• EXERCISE GOAL: Quote the data below in full, minus the images.

• INFORMATION SHOWN:
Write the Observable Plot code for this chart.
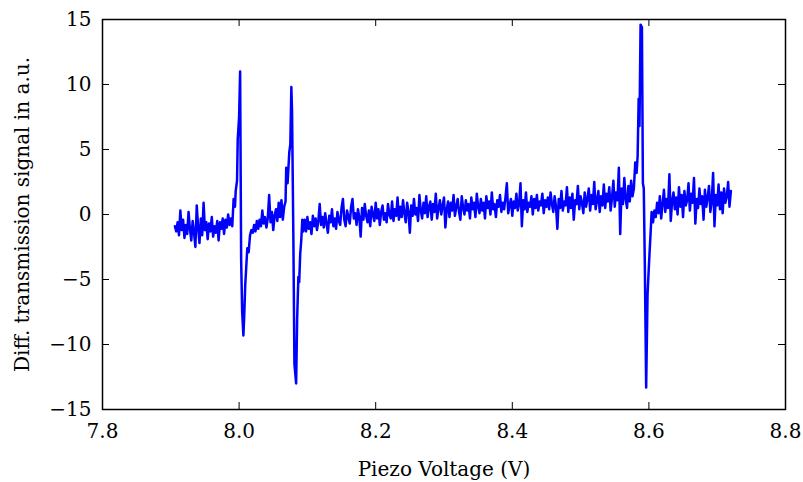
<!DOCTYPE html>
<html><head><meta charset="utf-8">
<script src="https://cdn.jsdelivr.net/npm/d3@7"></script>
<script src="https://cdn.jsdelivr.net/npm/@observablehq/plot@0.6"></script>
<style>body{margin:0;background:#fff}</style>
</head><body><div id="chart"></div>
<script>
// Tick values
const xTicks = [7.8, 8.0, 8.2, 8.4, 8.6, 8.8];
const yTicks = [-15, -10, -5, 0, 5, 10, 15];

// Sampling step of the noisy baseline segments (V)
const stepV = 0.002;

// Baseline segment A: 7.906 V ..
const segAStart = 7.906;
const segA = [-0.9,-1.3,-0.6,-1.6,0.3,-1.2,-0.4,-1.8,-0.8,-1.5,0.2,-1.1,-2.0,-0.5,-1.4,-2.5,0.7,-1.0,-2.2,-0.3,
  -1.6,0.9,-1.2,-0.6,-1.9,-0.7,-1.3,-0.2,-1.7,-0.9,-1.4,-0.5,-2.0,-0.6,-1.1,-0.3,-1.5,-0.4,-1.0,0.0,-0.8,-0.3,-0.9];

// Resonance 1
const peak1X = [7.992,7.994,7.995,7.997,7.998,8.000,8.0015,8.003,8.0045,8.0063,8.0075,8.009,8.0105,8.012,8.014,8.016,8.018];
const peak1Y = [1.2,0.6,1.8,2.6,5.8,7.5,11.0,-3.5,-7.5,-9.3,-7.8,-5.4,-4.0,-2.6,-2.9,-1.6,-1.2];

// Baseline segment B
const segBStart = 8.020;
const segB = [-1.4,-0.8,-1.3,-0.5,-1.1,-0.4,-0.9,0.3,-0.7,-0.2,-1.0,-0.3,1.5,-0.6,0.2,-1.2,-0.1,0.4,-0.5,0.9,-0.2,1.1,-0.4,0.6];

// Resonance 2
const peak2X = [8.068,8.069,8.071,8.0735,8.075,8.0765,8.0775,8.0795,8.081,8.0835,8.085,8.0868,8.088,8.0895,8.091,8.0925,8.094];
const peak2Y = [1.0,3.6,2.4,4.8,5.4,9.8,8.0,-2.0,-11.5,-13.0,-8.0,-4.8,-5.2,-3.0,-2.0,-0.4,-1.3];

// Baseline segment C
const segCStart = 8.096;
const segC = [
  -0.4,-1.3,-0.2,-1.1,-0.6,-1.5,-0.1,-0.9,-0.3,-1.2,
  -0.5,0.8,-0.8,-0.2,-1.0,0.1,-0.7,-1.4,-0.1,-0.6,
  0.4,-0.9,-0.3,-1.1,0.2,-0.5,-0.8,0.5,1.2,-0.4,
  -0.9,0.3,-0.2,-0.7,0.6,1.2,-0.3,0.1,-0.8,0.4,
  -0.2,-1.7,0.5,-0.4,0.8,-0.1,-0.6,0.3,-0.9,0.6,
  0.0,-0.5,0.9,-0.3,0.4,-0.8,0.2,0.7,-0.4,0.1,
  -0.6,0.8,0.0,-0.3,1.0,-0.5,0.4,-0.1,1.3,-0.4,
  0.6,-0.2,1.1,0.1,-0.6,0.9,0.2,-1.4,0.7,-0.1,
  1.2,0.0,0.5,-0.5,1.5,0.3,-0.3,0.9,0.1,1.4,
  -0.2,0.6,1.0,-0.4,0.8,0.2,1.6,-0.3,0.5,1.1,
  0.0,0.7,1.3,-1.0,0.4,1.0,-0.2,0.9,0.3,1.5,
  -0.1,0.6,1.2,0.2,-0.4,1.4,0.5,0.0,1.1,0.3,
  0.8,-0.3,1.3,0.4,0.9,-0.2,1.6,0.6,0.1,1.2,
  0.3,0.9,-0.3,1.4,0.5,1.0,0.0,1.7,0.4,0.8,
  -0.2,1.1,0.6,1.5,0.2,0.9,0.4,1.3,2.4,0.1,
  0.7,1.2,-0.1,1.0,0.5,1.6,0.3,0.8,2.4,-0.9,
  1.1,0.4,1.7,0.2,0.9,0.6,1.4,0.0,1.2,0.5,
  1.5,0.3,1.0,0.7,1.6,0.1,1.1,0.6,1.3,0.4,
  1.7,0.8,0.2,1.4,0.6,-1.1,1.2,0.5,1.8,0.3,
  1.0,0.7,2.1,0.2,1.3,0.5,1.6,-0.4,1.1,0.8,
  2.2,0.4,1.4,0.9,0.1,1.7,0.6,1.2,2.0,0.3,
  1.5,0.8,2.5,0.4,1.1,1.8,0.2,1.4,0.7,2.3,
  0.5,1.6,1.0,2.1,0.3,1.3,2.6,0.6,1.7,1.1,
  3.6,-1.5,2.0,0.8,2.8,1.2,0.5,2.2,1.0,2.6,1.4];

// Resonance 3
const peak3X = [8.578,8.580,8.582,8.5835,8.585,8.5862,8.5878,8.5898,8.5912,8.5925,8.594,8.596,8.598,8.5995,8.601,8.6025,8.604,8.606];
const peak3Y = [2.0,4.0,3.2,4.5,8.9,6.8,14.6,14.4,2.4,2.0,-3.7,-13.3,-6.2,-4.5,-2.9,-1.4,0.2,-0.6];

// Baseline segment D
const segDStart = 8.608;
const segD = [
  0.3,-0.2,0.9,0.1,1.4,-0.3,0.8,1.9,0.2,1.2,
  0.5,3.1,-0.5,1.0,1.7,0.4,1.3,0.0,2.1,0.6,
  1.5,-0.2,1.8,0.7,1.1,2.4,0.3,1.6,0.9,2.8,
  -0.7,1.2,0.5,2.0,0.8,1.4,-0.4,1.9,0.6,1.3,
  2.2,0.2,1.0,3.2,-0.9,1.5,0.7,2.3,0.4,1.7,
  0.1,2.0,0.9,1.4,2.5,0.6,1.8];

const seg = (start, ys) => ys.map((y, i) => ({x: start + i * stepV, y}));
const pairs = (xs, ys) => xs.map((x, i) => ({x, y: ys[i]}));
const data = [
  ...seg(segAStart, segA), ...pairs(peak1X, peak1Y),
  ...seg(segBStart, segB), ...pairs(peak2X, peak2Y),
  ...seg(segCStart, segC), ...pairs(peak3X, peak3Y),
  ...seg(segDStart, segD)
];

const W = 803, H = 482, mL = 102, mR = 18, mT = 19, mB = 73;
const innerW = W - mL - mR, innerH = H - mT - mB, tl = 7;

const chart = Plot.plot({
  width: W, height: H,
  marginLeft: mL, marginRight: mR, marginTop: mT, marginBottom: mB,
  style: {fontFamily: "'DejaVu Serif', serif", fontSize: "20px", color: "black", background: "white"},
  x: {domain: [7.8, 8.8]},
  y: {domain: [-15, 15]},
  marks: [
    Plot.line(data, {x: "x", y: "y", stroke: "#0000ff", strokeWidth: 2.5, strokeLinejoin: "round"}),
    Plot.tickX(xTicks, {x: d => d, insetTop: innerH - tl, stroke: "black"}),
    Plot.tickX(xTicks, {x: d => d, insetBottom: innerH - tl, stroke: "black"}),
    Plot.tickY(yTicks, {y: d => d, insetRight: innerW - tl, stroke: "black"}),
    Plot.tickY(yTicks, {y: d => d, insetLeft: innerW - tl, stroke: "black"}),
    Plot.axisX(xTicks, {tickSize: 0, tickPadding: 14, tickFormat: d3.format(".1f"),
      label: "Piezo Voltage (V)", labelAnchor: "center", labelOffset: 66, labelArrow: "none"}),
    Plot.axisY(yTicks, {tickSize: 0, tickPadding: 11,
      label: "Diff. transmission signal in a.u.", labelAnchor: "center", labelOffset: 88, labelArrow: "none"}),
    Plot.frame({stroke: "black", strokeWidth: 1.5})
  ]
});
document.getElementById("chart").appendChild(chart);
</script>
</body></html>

• ANSWER BELOW:
Write the Observable Plot code for this chart.
<!DOCTYPE html>
<html><head><meta charset="utf-8">
<script src="https://cdn.jsdelivr.net/npm/d3@7"></script>
<script src="https://cdn.jsdelivr.net/npm/@observablehq/plot@0.6"></script>
<style>body{margin:0;background:#fff}</style>
</head><body><div id="chart"></div>
<script>
// Tick values
const xTicks = [7.8, 8.0, 8.2, 8.4, 8.6, 8.8];
const yTicks = [-15, -10, -5, 0, 5, 10, 15];

// Sampling step of the noisy baseline segments (V)
const stepV = 0.002;

// Baseline segment A: 7.906 V ..
const segAStart = 7.906;
const segA = [-0.9,-1.3,-0.6,-1.6,0.3,-1.2,-0.4,-1.8,-0.8,-1.5,0.2,-1.1,-2.0,-0.5,-1.4,-2.5,0.7,-1.0,-2.2,-0.3,
  -1.6,0.9,-1.2,-0.6,-1.9,-0.7,-1.3,-0.2,-1.7,-0.9,-1.4,-0.5,-2.0,-0.6,-1.1,-0.3,-1.5,-0.4,-1.0,0.0,-0.8,-0.3,-0.9];

// Resonance 1
const peak1X = [7.992,7.994,7.995,7.997,7.998,8.000,8.0015,8.003,8.0045,8.0063,8.0075,8.009,8.0105,8.012,8.014,8.016,8.018];
const peak1Y = [1.2,0.6,1.8,2.6,5.8,7.5,11.0,-3.5,-7.5,-9.3,-7.8,-5.4,-4.0,-2.6,-2.9,-1.6,-1.2];

// Baseline segment B
const segBStart = 8.020;
const segB = [-1.4,-0.8,-1.3,-0.5,-1.1,-0.4,-0.9,0.3,-0.7,-0.2,-1.0,-0.3,1.5,-0.6,0.2,-1.2,-0.1,0.4,-0.5,0.9,-0.2,1.1,-0.4,0.6];

// Resonance 2
const peak2X = [8.068,8.069,8.071,8.0735,8.075,8.0765,8.0775,8.0795,8.081,8.0835,8.085,8.0868,8.088,8.0895,8.091,8.0925,8.094];
const peak2Y = [1.0,3.6,2.4,4.8,5.4,9.8,8.0,-2.0,-11.5,-13.0,-8.0,-4.8,-5.2,-3.0,-2.0,-0.4,-1.3];

// Baseline segment C
const segCStart = 8.096;
const segC = [
  -0.4,-1.3,-0.2,-1.1,-0.6,-1.5,-0.1,-0.9,-0.3,-1.2,
  -0.5,0.8,-0.8,-0.2,-1.0,0.1,-0.7,-1.4,-0.1,-0.6,
  0.4,-0.9,-0.3,-1.1,0.2,-0.5,-0.8,0.5,1.2,-0.4,
  -0.9,0.3,-0.2,-0.7,0.6,1.2,-0.3,0.1,-0.8,0.4,
  -0.2,-1.7,0.5,-0.4,0.8,-0.1,-0.6,0.3,-0.9,0.6,
  0.0,-0.5,0.9,-0.3,0.4,-0.8,0.2,0.7,-0.4,0.1,
  -0.6,0.8,0.0,-0.3,1.0,-0.5,0.4,-0.1,1.3,-0.4,
  0.6,-0.2,1.1,0.1,-0.6,0.9,0.2,-1.4,0.7,-0.1,
  1.2,0.0,0.5,-0.5,1.5,0.3,-0.3,0.9,0.1,1.4,
  -0.2,0.6,1.0,-0.4,0.8,0.2,1.6,-0.3,0.5,1.1,
  0.0,0.7,1.3,-1.0,0.4,1.0,-0.2,0.9,0.3,1.5,
  -0.1,0.6,1.2,0.2,-0.4,1.4,0.5,0.0,1.1,0.3,
  0.8,-0.3,1.3,0.4,0.9,-0.2,1.6,0.6,0.1,1.2,
  0.3,0.9,-0.3,1.4,0.5,1.0,0.0,1.7,0.4,0.8,
  -0.2,1.1,0.6,1.5,0.2,0.9,0.4,1.3,2.4,0.1,
  0.7,1.2,-0.1,1.0,0.5,1.6,0.3,0.8,2.4,-0.9,
  1.1,0.4,1.7,0.2,0.9,0.6,1.4,0.0,1.2,0.5,
  1.5,0.3,1.0,0.7,1.6,0.1,1.1,0.6,1.3,0.4,
  1.7,0.8,0.2,1.4,0.6,-1.1,1.2,0.5,1.8,0.3,
  1.0,0.7,2.1,0.2,1.3,0.5,1.6,-0.4,1.1,0.8,
  2.2,0.4,1.4,0.9,0.1,1.7,0.6,1.2,2.0,0.3,
  1.5,0.8,2.5,0.4,1.1,1.8,0.2,1.4,0.7,2.3,
  0.5,1.6,1.0,2.1,0.3,1.3,2.6,0.6,1.7,1.1,
  3.6,-1.5,2.0,0.8,2.8,1.2,0.5,2.2,1.0,2.6,1.4];

// Resonance 3
const peak3X = [8.578,8.580,8.582,8.5835,8.585,8.5862,8.5878,8.5898,8.5912,8.5925,8.594,8.596,8.598,8.5995,8.601,8.6025,8.604,8.606];
const peak3Y = [2.0,4.0,3.2,4.5,8.9,6.8,14.6,14.4,2.4,2.0,-3.7,-13.3,-6.2,-4.5,-2.9,-1.4,0.2,-0.6];

// Baseline segment D
const segDStart = 8.608;
const segD = [
  0.3,-0.2,0.9,0.1,1.4,-0.3,0.8,1.9,0.2,1.2,
  0.5,3.1,-0.5,1.0,1.7,0.4,1.3,0.0,2.1,0.6,
  1.5,-0.2,1.8,0.7,1.1,2.4,0.3,1.6,0.9,2.8,
  -0.7,1.2,0.5,2.0,0.8,1.4,-0.4,1.9,0.6,1.3,
  2.2,0.2,1.0,3.2,-0.9,1.5,0.7,2.3,0.4,1.7,
  0.1,2.0,0.9,1.4,2.5,0.6,1.8];

const seg = (start, ys) => ys.map((y, i) => ({x: start + i * stepV, y}));
const pairs = (xs, ys) => xs.map((x, i) => ({x, y: ys[i]}));
const data = [
  ...seg(segAStart, segA), ...pairs(peak1X, peak1Y),
  ...seg(segBStart, segB), ...pairs(peak2X, peak2Y),
  ...seg(segCStart, segC), ...pairs(peak3X, peak3Y),
  ...seg(segDStart, segD)
];

const W = 803, H = 482, mL = 102, mR = 18, mT = 19, mB = 73;
const innerW = W - mL - mR, innerH = H - mT - mB, tl = 7;

const chart = Plot.plot({
  width: W, height: H,
  marginLeft: mL, marginRight: mR, marginTop: mT, marginBottom: mB,
  style: {fontFamily: "'DejaVu Serif', serif", fontSize: "20px", color: "black", background: "white"},
  x: {domain: [7.8, 8.8]},
  y: {domain: [-15, 15]},
  marks: [
    Plot.line(data, {x: "x", y: "y", stroke: "#0000ff", strokeWidth: 2.5, strokeLinejoin: "round"}),
    Plot.tickX(xTicks, {x: d => d, insetTop: innerH - tl, stroke: "black"}),
    Plot.tickX(xTicks, {x: d => d, insetBottom: innerH - tl, stroke: "black"}),
    Plot.tickY(yTicks, {y: d => d, insetRight: innerW - tl, stroke: "black"}),
    Plot.tickY(yTicks, {y: d => d, insetLeft: innerW - tl, stroke: "black"}),
    Plot.axisX(xTicks, {tickSize: 0, tickPadding: 14, tickFormat: d3.format(".1f"),
      label: "Piezo Voltage (V)", labelAnchor: "center", labelOffset: 66, labelArrow: "none"}),
    Plot.axisY(yTicks, {tickSize: 0, tickPadding: 11,
      label: "Diff. transmission signal in a.u.", labelAnchor: "center", labelOffset: 88, labelArrow: "none"}),
    Plot.frame({stroke: "black", strokeWidth: 1.5})
  ]
});
document.getElementById("chart").appendChild(chart);
</script>
</body></html>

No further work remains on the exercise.